By Clare Devlin
Weston Town Crier, Thursday, October 30, 2008
WESTON -
On Oct. 13, the Weston Scout House sparkled with gold and silver decorations. Girl Scouts young and old, families, friends and dignitaries gathered to honor Dana Bullister of Wellesley College and a 2008 graduate of Weston High School, and Mary Wells, a senior at Weston High, with the Girl Scout USA highest achievement, the Gold Award.
At the same ceremony, the Girl Scouts’ Silver Award was presented to seven high school sophomores – Alexandra Clark of Newton Country Day School of the Sacred Heart, and Clare Devlin, Molly Dillaway, Sarah Ober, Allyson Pemberton, Kristen Richard and Kristi Wagner, all of Weston High School.
The Gold Award, established in 1980, is the highest honor a Girl Scout can earn. Only seven Weston Girl Scouts have earned the coveted Gold Award, and only 5.4 percent of Girl Scouts nationwide receive it.
The Gold Award requires earning preliminary badges and logging 30 hours in leadership positions and another 40 hours in career exploration before designing and carrying out a unique service project that is the culmination of one’s Girl Scout experience.
The Silver Award, also established in 1980, requires similar preliminary skill building and 40 hours of community service.
Dana Bullister’s project was teaching basic computer skills to children ages 7 to 13 at the Margaret Fuller Neighborhood House in Cambridge. This project incorporated her two passions of design and art by designing a program to teach the children to make power points and do WordArt.
Her troop leader Laura Pendergast says, "She was always the artistic one. She was the one the girls turned to when faced with an art project such as designing posters or T-shirts."
Aided by friends and classmates Kelly Pendergast and Jeff and Eric Stix, she taught new skills to the children at the Margaret Fuller House, and left behind a curriculum to use in years to come.
Mary Wells’ project built on her artistic talent and passion. She painted bright colored maps of the world on the playgrounds at Weston’s Country and Woodland elementary schools.
Created with the help of friends and elementary school students, these murals are admired by all visitors and will become the setting for geography lessons and games.
This Gold Award was Mary Wells’ third Girl Scout honor; she is the first Weston Girl Scout to earn the Bronze, Silver and Gold awards.
With the support of Weston’s Department of Public Works and town engineer Stephen Fogg, the project for the Silver Award involved conducting a shoreline survey of Hobbs Brook, sending findings to the Charles River Watershed Association (CRWA) for analysis, and marking storm drains around Weston with "No Dumping – Drains to Waterways" decals.

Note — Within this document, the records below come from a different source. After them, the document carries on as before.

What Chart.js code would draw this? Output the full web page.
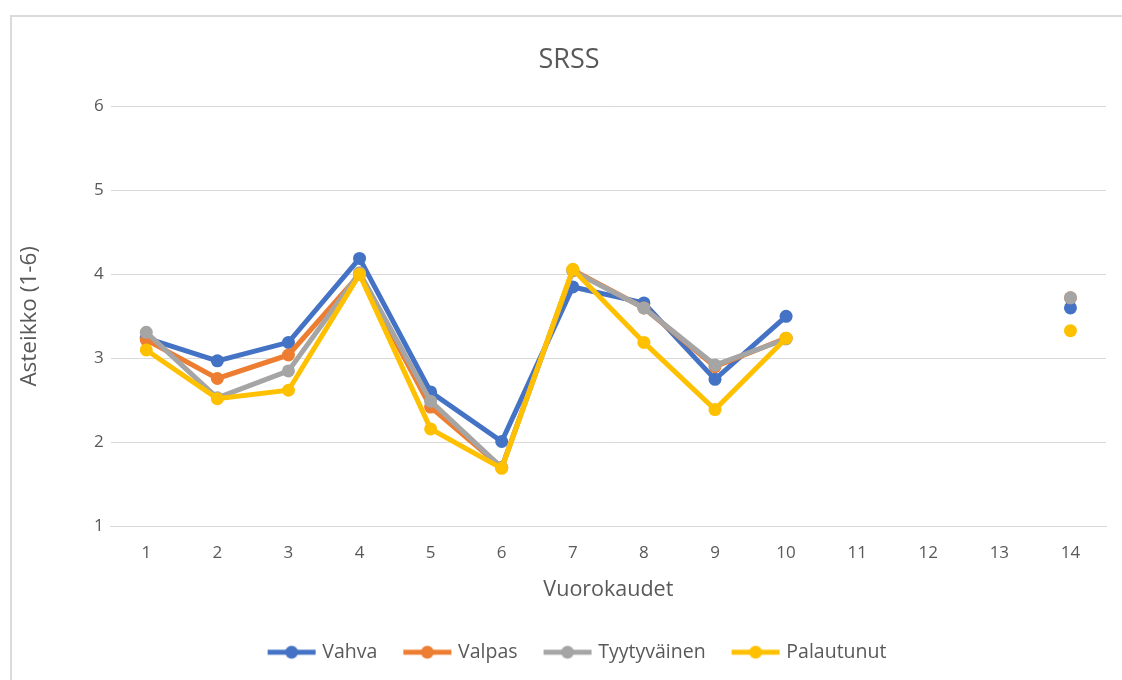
<!DOCTYPE html>
<html>
<head>
<meta charset="utf-8">
<script src="https://cdn.jsdelivr.net/npm/chart.js@4.4.1/dist/chart.umd.min.js"></script>
<style>
  html, body { margin: 0; padding: 0; background: #ffffff; }
  #wrap { position: relative; width: 1122px; height: 680px; overflow: hidden; }
  #frame { position: absolute; left: 10px; top: 15px; width: 1130px; height: 680px; border: 2px solid #dadada; box-sizing: border-box; pointer-events: none; }
  canvas { position: absolute; left: 0; top: 0; }
</style>
</head>
<body>
<div id="wrap">
  <canvas id="c" width="1122" height="680"></canvas>
  <div id="frame"></div>
</div>
<script>
const categories = ['1','2','3','4','5','6','7','8','9','10','11','12','13','14'];
const vahva = [3.24, 2.97, 3.19, 4.19, 2.60, 2.01, 3.85, 3.66, 2.75, 3.50, null, null, null, 3.60];
const valpas = [3.22, 2.76, 3.04, 4.00, 2.42, 1.70, 4.05, 3.60, 2.90, 3.24, null, null, null, 3.72];
const tyytyvainen = [3.31, 2.53, 2.85, 4.02, 2.49, 1.70, 4.04, 3.60, 2.92, 3.23, null, null, null, 3.72];
const palautunut = [3.10, 2.52, 2.62, 4.00, 2.16, 1.69, 4.06, 3.19, 2.39, 3.24, null, null, null, 3.33];
const seriesNames = ['Vahva', 'Valpas', 'Tyytyväinen', 'Palautunut'];
const colors = ['#4472c4', '#ed7d31', '#a5a5a5', '#ffc000'];
const yTicks = [1, 2, 3, 4, 5, 6];

const FONT = "'Open Sans', 'Liberation Sans', sans-serif";
const TXT = '#595959';

// legend icon: line with a dot, drawn on a small canvas
function legendIcon(color) {
  const c = document.createElement('canvas');
  c.width = 93; c.height = 16;
  const g = c.getContext('2d');
  g.strokeStyle = color; g.lineWidth = 5; g.lineCap = 'butt';
  g.beginPath(); g.moveTo(32, 8); g.lineTo(80, 8); g.stroke();
  g.fillStyle = color;
  g.beginPath(); g.arc(56, 8, 6.5, 0, Math.PI * 2); g.fill();
  return c;
}

const allData = [vahva, valpas, tyytyvainen, palautunut];
const datasets = seriesNames.map((name, i) => ({
  label: name,
  data: allData[i],
  borderColor: colors[i],
  backgroundColor: colors[i],
  borderWidth: 5,
  pointRadius: 6.5,
  pointHoverRadius: 6.5,
  pointBorderWidth: 0,
  tension: 0,
  spanGaps: false,
  order: seriesNames.length - i
}));

new Chart(document.getElementById('c'), {
  type: 'line',
  data: { labels: categories, datasets: datasets },
  options: {
    responsive: false,
    animation: false,
    layout: { padding: { left: 32, right: 16, top: 36, bottom: 8 } },
    plugins: {
      title: {
        display: true, text: 'SRSS', color: TXT,
        font: { family: FONT, size: 27, weight: 'normal' },
        padding: { top: 8, bottom: 30 }
      },
      legend: {
        position: 'bottom',
        labels: {
          color: TXT,
          font: { family: FONT, size: 19.5 },
          usePointStyle: true,
          pointStyleWidth: 61,
          padding: 10,
          generateLabels: (chart) => chart.data.datasets.map((ds, i) => ({
            text: ds.label,
            fillStyle: ds.borderColor,
            strokeStyle: ds.borderColor,
            fontColor: TXT,
            lineWidth: 0,
            pointStyle: legendIcon(ds.borderColor),
            datasetIndex: i,
            hidden: false
          }))
        }
      },
      tooltip: { enabled: false }
    },
    scales: {
      x: {
        offset: true,
        grid: { display: false, drawTicks: false },
        border: { display: true, color: '#d9d9d9', width: 1 },
        ticks: { color: TXT, font: { family: FONT, size: 17 }, padding: 17 },
        title: { display: true, text: 'Vuorokaudet', color: TXT, font: { family: FONT, size: 21.5 }, padding: { top: -4, bottom: 30 } }
      },
      y: {
        min: 1, max: 6,
        afterBuildTicks: (axis) => { axis.ticks = yTicks.map(v => ({ value: v })); },
        grid: { color: '#d9d9d9', lineWidth: 1, drawTicks: false },
        border: { display: false },
        ticks: { color: TXT, font: { family: FONT, size: 17 }, padding: 7 },
        title: { display: true, text: 'Asteikko (1-6)', color: TXT, font: { family: FONT, size: 22.5 }, padding: { top: -16, bottom: 44 } }
      }
    }
  }
});
</script>
</body>
</html>
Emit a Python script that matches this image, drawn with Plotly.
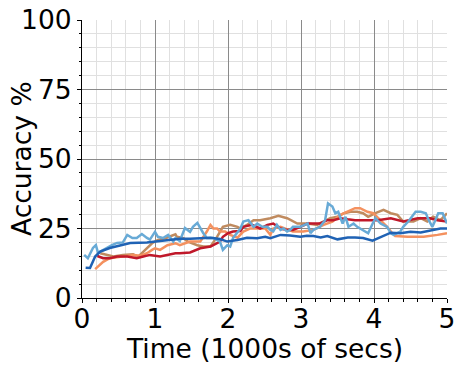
import plotly.graph_objects as go

# Dados (x em 1000s de segundos, y em %)
dark_x = [0.05, 0.11, 0.18, 0.25, 0.38, 0.52, 0.66, 0.89, 1.07, 1.21, 1.34, 1.48, 1.62,
          1.76, 1.89, 1.99, 2.13, 2.26, 2.40, 2.51, 2.58, 2.72, 2.85, 2.99, 3.08, 3.17,
          3.27, 3.36, 3.50, 3.64, 3.74, 3.85, 3.98, 4.09, 4.23, 4.36, 4.50, 4.64, 4.77,
          4.91, 5.0]
dark_y = [10.9, 10.8, 14.9, 16.7, 18.0, 19.0, 19.8, 20.0, 20.6, 20.9, 21.3, 21.3, 21.5,
          21.7, 21.2, 20.3, 20.9, 21.7, 21.5, 22.0, 21.5, 22.7, 22.5, 22.0, 22.4, 22.3,
          21.8, 22.3, 21.1, 21.8, 21.8, 21.6, 20.6, 22.0, 23.5, 23.3, 23.8, 23.6, 24.2,
          25.0, 25.0]

light_x = [0.03, 0.08, 0.15, 0.19, 0.22, 0.29, 0.41, 0.48, 0.56, 0.62, 0.69, 0.75, 0.82,
           0.89, 0.93, 1.00, 1.04, 1.11, 1.18, 1.25, 1.28, 1.34, 1.41, 1.48, 1.52, 1.58,
           1.62, 1.66, 1.71, 1.80, 1.89, 1.93, 1.99, 2.03, 2.07, 2.13, 2.17, 2.21, 2.28,
           2.35, 2.40, 2.47, 2.54, 2.58, 2.62, 2.67, 2.72, 2.76, 2.81, 2.85, 2.89, 2.99,
           3.09, 3.13, 3.17, 3.26, 3.33, 3.37, 3.43, 3.47, 3.51, 3.57, 3.61, 3.65, 3.72,
           3.77, 3.85, 3.92, 3.98, 4.02, 4.09, 4.18, 4.23, 4.27, 4.36, 4.40, 4.47, 4.57,
           4.64, 4.71, 4.75, 4.80, 4.84, 4.88, 4.94, 4.98, 5.0]
light_y = [15.5, 14.3, 18.0, 19.0, 16.2, 17.3, 19.0, 19.8, 20.0, 22.7, 21.6, 21.6, 23.0,
           21.6, 21.0, 23.8, 22.0, 21.6, 22.7, 20.3, 21.6, 20.5, 25.2, 23.8, 25.6, 27.0,
           25.0, 23.4, 21.6, 21.6, 20.3, 17.3, 19.0, 18.5, 21.6, 23.8, 25.0, 27.5, 28.0,
           25.6, 26.8, 25.6, 25.6, 24.5, 24.0, 26.3, 24.5, 25.0, 23.9, 24.5, 25.6, 25.6,
           26.8, 23.3, 24.5, 25.6, 28.0, 34.0, 32.9, 30.5, 31.0, 26.8, 29.2, 25.6, 26.8,
           25.6, 24.5, 23.3, 26.7, 28.7, 26.8, 25.6, 23.3, 22.7, 23.9, 25.6, 27.5, 31.0,
           31.0, 30.5, 28.0, 25.6, 28.0, 30.5, 30.5, 28.0, 26.8]

red_x = [0.21, 0.29, 0.38, 0.48, 0.62, 0.75, 0.84, 0.93, 1.07, 1.17, 1.28, 1.34, 1.48,
         1.62, 1.76, 1.85, 1.89, 1.93, 2.00, 2.07, 2.17, 2.21, 2.33, 2.44, 2.54, 2.62,
         2.72, 2.81, 2.89, 2.99, 3.09, 3.26, 3.36, 3.44, 3.54, 3.64, 3.74, 3.85, 4.05,
         4.23, 4.40, 4.60, 4.77, 4.87, 5.0]
red_y = [15.1, 14.3, 14.3, 14.9, 14.9, 14.3, 14.9, 15.5, 14.9, 15.5, 16.1, 16.1, 16.4,
         17.9, 18.5, 19.7, 20.3, 22.0, 23.3, 23.9, 24.1, 25.6, 26.3, 25.0, 26.3, 26.8,
         25.0, 24.5, 24.5, 25.6, 26.8, 26.8, 28.0, 28.0, 28.7, 28.3, 28.0, 28.0, 28.0,
         28.7, 27.5, 28.7, 28.7, 28.0, 27.5]

tan_x = [0.25, 0.34, 0.43, 0.56, 0.70, 0.77, 0.86, 0.96, 1.04, 1.14, 1.28, 1.30, 1.39,
         1.45, 1.58, 1.66, 1.76, 1.85, 1.93, 2.03, 2.13, 2.17, 2.26, 2.35, 2.44, 2.58,
         2.69, 2.81, 2.95, 3.09, 3.22, 3.31, 3.40, 3.50, 3.59, 3.68, 3.77, 3.85, 3.92,
         4.02, 4.13, 4.23, 4.32, 4.40, 4.54, 4.64, 4.73, 4.81, 4.91, 4.98, 5.0]
tan_y = [16.1, 15.5, 14.9, 15.5, 15.7, 14.9, 17.3, 19.7, 20.9, 21.5, 22.9, 22.0, 21.5,
         20.3, 19.0, 18.5, 18.5, 22.0, 25.6, 26.3, 25.6, 25.0, 26.3, 28.0, 28.0, 28.7,
         29.6, 28.7, 26.8, 26.8, 26.3, 27.5, 28.7, 29.2, 30.5, 31.0, 31.0, 30.5, 29.2,
         30.5, 31.7, 30.5, 29.9, 27.5, 27.5, 28.7, 27.5, 29.2, 28.0, 29.9, 30.5]

salmon_x = [0.18, 0.29, 0.38, 0.52, 0.70, 0.80, 0.89, 0.96, 1.00, 1.07, 1.17, 1.28, 1.34,
            1.48, 1.62, 1.71, 1.76, 1.80, 1.85, 1.89, 1.96, 2.03, 2.13, 2.21, 2.30, 2.40,
            2.51, 2.58, 2.62, 2.72, 2.89, 3.03, 3.17, 3.31, 3.43, 3.54, 3.64, 3.74, 3.81,
            3.91, 3.99, 4.09, 4.18, 4.25, 4.29, 4.46, 4.68, 4.87, 5.0]
salmon_y = [10.4, 13.0, 14.3, 14.9, 15.5, 15.2, 16.1, 17.3, 17.9, 17.3, 19.0, 19.7, 19.0,
            20.3, 20.3, 23.9, 26.3, 25.0, 25.0, 23.9, 23.9, 22.7, 21.7, 23.9, 25.0, 25.0,
            25.0, 22.7, 25.0, 25.6, 23.9, 23.9, 24.5, 26.3, 27.5, 29.9, 31.0, 32.3, 32.3,
            31.0, 30.5, 28.0, 25.6, 23.3, 22.3, 22.0, 22.0, 22.7, 23.3]

series = [
    (tan_x, tan_y, "#c08b5f"),
    (salmon_x, salmon_y, "#f4915f"),
    (red_x, red_y, "#c0182a"),
    (light_x, light_y, "#68aad6"),
    (dark_x, dark_y, "#1f62b4"),
]

FS = 26.5

fig = go.Figure()
for xs, ys, color in series:
    fig.add_trace(go.Scatter(x=xs, y=ys, mode="lines",
                             line=dict(color=color, width=2.5),
                             showlegend=False))

axis_common = dict(
    showline=True, linecolor="black", linewidth=1,
    ticks="outside", ticklen=4, tickcolor="black", tickwidth=1,
    gridcolor="#8a8a8a", gridwidth=1,
    zeroline=False, mirror=False, automargin=False,
    ticklabeloverflow="allow",
    tickfont=dict(size=FS, color="black"),
)

fig.update_xaxes(
    range=[0, 5], dtick=1, tick0=0, ticklabelstandoff=-7,
    minor=dict(dtick=0.2, showgrid=True, gridcolor="#e0e0e0", gridwidth=1,
               ticks="outside", ticklen=2.5, tickcolor="black"),
    **axis_common,
)
fig.update_yaxes(
    range=[0, 100], dtick=25, tick0=0,
    minor=dict(dtick=5, showgrid=True, gridcolor="#e0e0e0", gridwidth=1,
               ticks="outside", ticklen=2.5, tickcolor="black"),
    **axis_common,
)

# títulos dos eixos como anotações (margens fixas, sem automargin)
fig.add_annotation(text="Time (1000s of secs)", xref="paper", yref="paper",
                   x=0.5, y=0, yshift=-50, xanchor="center", yanchor="middle",
                   showarrow=False, font=dict(size=FS, color="black"))
fig.add_annotation(text="Accuracy %", xref="paper", yref="paper",
                   x=0, y=0.5, xshift=-61, xanchor="center", yanchor="middle",
                   textangle=-90, showarrow=False, font=dict(size=FS, color="black"))

# a página tem 8 px de margem no body: margens compensadas
fig.update_layout(
    width=465, height=369,
    margin=dict(l=74, r=26, t=12, b=79),
    paper_bgcolor="white", plot_bgcolor="white",
    font=dict(family="DejaVu Sans", size=FS, color="black"),
)

fig.write_html("out.html")
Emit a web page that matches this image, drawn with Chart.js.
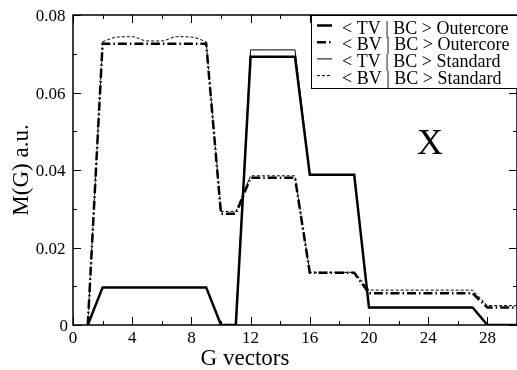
<!DOCTYPE html>
<html>
<head>
<meta charset="utf-8">
<script src="https://cdn.jsdelivr.net/npm/chart.js@4.4.1/dist/chart.umd.min.js"></script>
<style>
  html, body { margin: 0; padding: 0; background: #fff; overflow: hidden; }
  #wrap { width: 520px; height: 370px; }
</style>
</head>
<body>
<div id="wrap"><canvas id="chart" width="520" height="370"></canvas></div>
<script>
// G vector index
const gVectors = [1, 2, 3, 4, 5, 6, 7, 8, 9, 10, 11, 12, 13, 14, 15, 16, 17, 18, 19, 20, 21, 22, 23, 24, 25, 26, 27, 28, 29, 30];

const tvOutercore = [0, 0.0097, 0.0097, 0.0097, 0.0097, 0.0097, 0.0097, 0.0097, 0.0097, 0, 0,
  0.0692, 0.0692, 0.0692, 0.0692, 0.0388, 0.0388, 0.0388, 0.0388,
  0.0045, 0.0045, 0.0045, 0.0045, 0.0045, 0.0045, 0.0045, 0.0045, 0, 0, 0];
const bvOutercore = [0, 0.0726, 0.0726, 0.0726, 0.0726, 0.0726, 0.0726, 0.0726, 0.0726, 0.0287, 0.0287,
  0.0380, 0.0380, 0.0380, 0.0380, 0.0135, 0.0135, 0.0135, 0.0135,
  0.0082, 0.0082, 0.0082, 0.0082, 0.0082, 0.0082, 0.0082, 0.0082, 0.0045, 0.0045, 0.0045];
const tvStandard = [0, 0.0097, 0.0097, 0.0097, 0.0097, 0.0097, 0.0097, 0.0097, 0.0097, 0, 0,
  0.0710, 0.0710, 0.0710, 0.0710, 0.0388, 0.0388, 0.0388, 0.0388,
  0.0045, 0.0045, 0.0045, 0.0045, 0.0045, 0.0045, 0.0045, 0.0045, 0, 0, 0];
const bvStandard = [0, 0.0731, 0.0743, 0.0744, 0.0733, 0.0733, 0.0744, 0.0743, 0.0731, 0.0293, 0.0293,
  0.0385, 0.0385, 0.0385, 0.0385, 0.0136, 0.0136, 0.0136, 0.0136,
  0.0090, 0.0090, 0.0090, 0.0090, 0.0090, 0.0090, 0.0090, 0.0090, 0.0050, 0.0050, 0.0050];

const legendLabels = ["< TV | BC > Outercore", "< BV | BC > Outercore", "< TV | BC > Standard", "< BV | BC > Standard"];
const xTicks = [0, 4, 8, 12, 16, 20, 24, 28];
const yTicks = [0, 0.02, 0.04, 0.06, 0.08];

const FONT = "'Liberation Serif', 'DejaVu Serif', serif";

const toPts = (arr) => gVectors.map((g, i) => ({ x: g, y: arr[i] }));

// wavy part of the standard BV curve (G = 2..9) is drawn smooth, the rest straight
const wavyFrom = 1, wavyTo = 8;
const bvStdWavy = toPts(bvStandard).slice(wavyFrom, wavyTo + 1);

const styles = [
  { width: 2.5, dash: [] },
  { width: 2.5, dash: [9, 3, 1.5, 3] },
  { width: 1, dash: [] },
  { width: 1, dash: [3, 2] },
];

const yLabel = (v) => v === 0 ? "0" : v.toFixed(2);

const framePlugin = {
  id: "frame",
  afterDatasetsDraw(chart) {
    const { ctx, chartArea: a, scales: { x, y } } = chart;
    ctx.save();
    ctx.strokeStyle = "#000";
    ctx.lineWidth = 1.5;
    ctx.setLineDash([]);
    ctx.strokeRect(a.left, a.top, a.right - a.left, a.bottom - a.top);
    ctx.lineWidth = 1;
    for (let v = 0; v <= 30; v += 2) {
      const px = Math.round(x.getPixelForValue(v)) + 0.5;
      const len = v % 4 === 0 ? 8 : 4;
      ctx.beginPath();
      ctx.moveTo(px, a.bottom); ctx.lineTo(px, a.bottom - len);
      ctx.moveTo(px, a.top); ctx.lineTo(px, a.top + len);
      ctx.stroke();
    }
    for (let k = 0; k <= 8; k++) {
      const py = Math.round(y.getPixelForValue(k / 100)) + 0.5;
      const len = k % 2 === 0 ? 8 : 4;
      ctx.beginPath();
      ctx.moveTo(a.left, py); ctx.lineTo(a.left + len, py);
      ctx.moveTo(a.right, py); ctx.lineTo(a.right - len, py);
      ctx.stroke();
    }

    // tick labels, placed from the scales' own ticks
    ctx.fillStyle = "#000";
    ctx.font = "17px " + FONT;
    ctx.textBaseline = "alphabetic";
    ctx.textAlign = "center";
    x.ticks.forEach(t => ctx.fillText(String(t.value), x.getPixelForValue(t.value), 343));
    ctx.textAlign = "right";
    y.ticks.forEach(t => {
      const py = y.getPixelForValue(t.value);
      if (t.value === 0) ctx.fillText("0", 68, py + 6);
      else ctx.fillText(yLabel(t.value), 65.5, py + 6);
    });

    // axis titles and panel letter
    ctx.font = "23px " + FONT;
    ctx.textAlign = "center";
    ctx.fillText("G vectors", 245, 365);
    ctx.save();
    ctx.translate(28, (a.top + a.bottom) / 2);
    ctx.rotate(-Math.PI / 2);
    ctx.fillText("M(G) a.u.", 0, 0);
    ctx.restore();
    ctx.font = "36px " + FONT;
    ctx.fillText("X", 430, 154);

    // legend
    const lx = 311, ly = a.top, lw = a.right - lx, lh = 73;
    ctx.fillStyle = "#fff";
    ctx.fillRect(lx, ly, lw, lh);
    ctx.strokeStyle = "#000";
    ctx.lineWidth = 1;
    ctx.strokeRect(lx + 0.5, ly + 0.5, lw, lh);
    ctx.font = "18px " + FONT;
    ctx.textAlign = "left";
    ctx.fillStyle = "#000";
    legendLabels.forEach((label, i) => {
      const base = 33.5 + i * 16.7;
      const s = styles[i];
      ctx.lineWidth = s.width;
      ctx.setLineDash(s.dash);
      ctx.beginPath();
      ctx.moveTo(317, base - 8);
      ctx.lineTo(332, base - 8);
      ctx.stroke();
      ctx.setLineDash([]);
      ctx.fillText(label, 342, base);
    });
    ctx.restore();
  }
};

new Chart(document.getElementById("chart"), {
  type: "line",
  data: {
    datasets: [
      { label: legendLabels[0], data: toPts(tvOutercore), borderWidth: styles[0].width, borderDash: styles[0].dash },
      { label: legendLabels[1], data: toPts(bvOutercore), borderWidth: styles[1].width, borderDash: styles[1].dash },
      { label: legendLabels[2], data: toPts(tvStandard), borderWidth: styles[2].width, borderDash: styles[2].dash },
      {
        label: legendLabels[3], data: toPts(bvStandard), borderWidth: styles[3].width, borderDash: styles[3].dash,
        segment: {
          borderColor: (c) => (c.p0DataIndex >= wavyFrom && c.p1DataIndex <= wavyTo) ? "rgba(0,0,0,0)" : "#000"
        }
      },
      {
        label: "wavy", data: bvStdWavy, borderWidth: styles[3].width, borderDash: styles[3].dash,
        cubicInterpolationMode: "monotone"
      },
    ].map(d => Object.assign({ borderColor: "#000", pointRadius: 0, fill: false, tension: 0 }, d))
  },
  options: {
    responsive: false,
    animation: false,
    layout: { padding: { top: 15, right: 3, left: 0, bottom: 0 } },
    plugins: { legend: { display: false }, tooltip: { enabled: false } },
    scales: {
      x: {
        type: "linear", min: 0, max: 30,
        grid: { display: false }, border: { display: false },
        afterBuildTicks: (s) => { s.ticks = xTicks.map(v => ({ value: v })); },
        afterFit: (s) => { s.height = 45; },
        ticks: { display: false }
      },
      y: {
        type: "linear", min: 0, max: 0.08,
        grid: { display: false }, border: { display: false },
        afterBuildTicks: (s) => { s.ticks = yTicks.map(v => ({ value: v })); },
        afterFit: (s) => { s.width = 73; },
        ticks: { display: false }
      }
    }
  },
  plugins: [framePlugin]
});
</script>
</body>
</html>
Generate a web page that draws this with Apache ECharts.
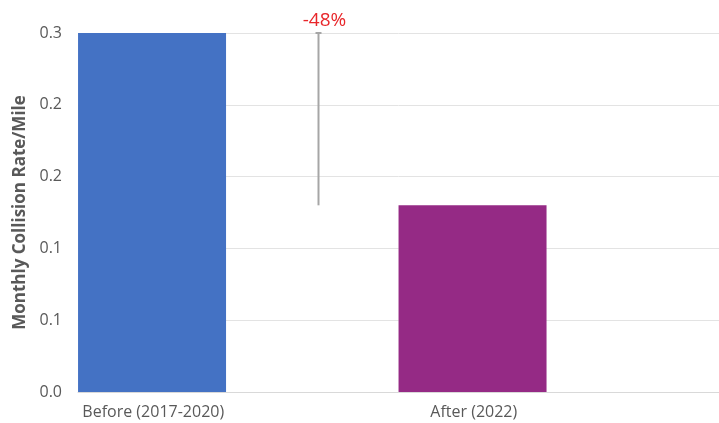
<!DOCTYPE html>
<html>
<head>
<meta charset="utf-8">
<script src="https://cdn.jsdelivr.net/npm/echarts@6/dist/echarts.min.js"></script>
<style>
  html, body { margin: 0; padding: 0; background: #fff; }
  #chart { width: 719px; height: 423px; }
</style>
</head>
<body>
<div id="chart"></div>
<script>
// Monthly collision rate per mile, before vs after
const categories = ['Before (2017-2020)', 'After (2022)'];
const rates = [0.3, 0.156];
const barColors = ['#4472C4', '#952A85'];
const yAxisTitle = 'Monthly Collision Rate/Mile';

const changePct = Math.round((rates[1] / rates[0] - 1) * 100);
const changeLabel = (changePct > 0 ? '+' : '') + changePct + '%';

const font = '"Open Sans", "Noto Sans", sans-serif';
const chart = echarts.init(document.getElementById('chart'), null, { renderer: 'canvas' });

chart.setOption({
  animation: false,
  grid: { left: 78, right: 0, top: 33, bottom: 31, containLabel: false },
  xAxis: {
    type: 'category',
    data: categories,
    axisLine: { show: true, lineStyle: { color: '#d9d9d9', width: 1 } },
    axisTick: { show: false },
    axisLabel: {
      margin: 12,
      color: '#595959',
      fontFamily: font,
      fontSize: 16,
      formatter: v => '{t|' + v + '}',
      rich: { t: { padding: [0, 170, 0, 0], color: '#595959', fontFamily: font, fontSize: 16 } }
    }
  },
  yAxis: {
    type: 'value',
    min: 0,
    max: 0.3,
    interval: 0.06,
    name: yAxisTitle,
    nameLocation: 'middle',
    nameGap: 42,
    nameTextStyle: { color: '#595959', fontFamily: font, fontSize: 17, fontWeight: 'bold' },
    axisLine: { show: false },
    axisTick: { show: false },
    axisLabel: {
      margin: 16,
      color: '#595959',
      fontFamily: font,
      fontSize: 16,
      formatter: v => v.toFixed(1)
    },
    splitLine: { lineStyle: { color: '#e3e3e3', width: 1 } }
  },
  series: [
    {
      type: 'bar',
      data: rates.map((v, i) => ({ value: v, itemStyle: { color: barColors[i] } })),
      barWidth: 148,
      barGap: '16.5%'
    },
    {
      type: 'bar',
      data: categories.map(() => null),
      barWidth: 148
    },
    {
      type: 'custom',
      data: [[0, rates[0], rates[1]]],
      z: 5,
      renderItem: (params, api) => {
        const band = api.size([1, 0])[0];
        const x = Math.round(api.coord([api.value(0), 0])[0] + band * 0.25) + 0.5;
        const yTop = api.coord([0, api.value(1)])[1];
        const yBot = api.coord([0, api.value(2)])[1];
        const stroke = { stroke: '#a6a6a6', lineWidth: 2 };
        return {
          type: 'group',
          children: [
            { type: 'line', shape: { x1: x, y1: yTop, x2: x, y2: yBot }, style: stroke },
            { type: 'line', shape: { x1: x - 3, y1: yTop, x2: x + 3, y2: yTop }, style: stroke },
            {
              type: 'text',
              style: {
                x: x + 6, y: yTop - 3,
                text: changeLabel,
                fill: '#e8262a',
                font: '19px ' + font,
                textAlign: 'center',
                textVerticalAlign: 'bottom'
              }
            }
          ]
        };
      }
    }
  ]
});
</script>
</body>
</html>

In the process, the scouts learned about stormwater and themselves.
"It taught us time management," says Allyson Pemberton, "We all had busy schedules and having to work meetings and surveys into seven different, busy lives was a good lesson."
There were several distinguished guests in attendance including State Rep. Alice Hanlon Peisch, D-Wellesley, who presented State House resolutions to the Gold Award honorees and State House citations to the Silver Award honorees.
Ruth Bramson, the new CEO of Girl Scouts of Eastern Massachusetts (GSEM), presented the Gold Award pin and certificates on behalf of GSEM and Girl Scouts USA, plus many letters of recognition from the White House, all of the Armed Forces, and government agencies like the Department of Wildlife.
After the pins and certificates were awarded to the girls, everyone present joined hands in a friendship circle, and sang a familiar Girl Scout song, "Make new friends, and keep the old; one is silver and the other’s gold."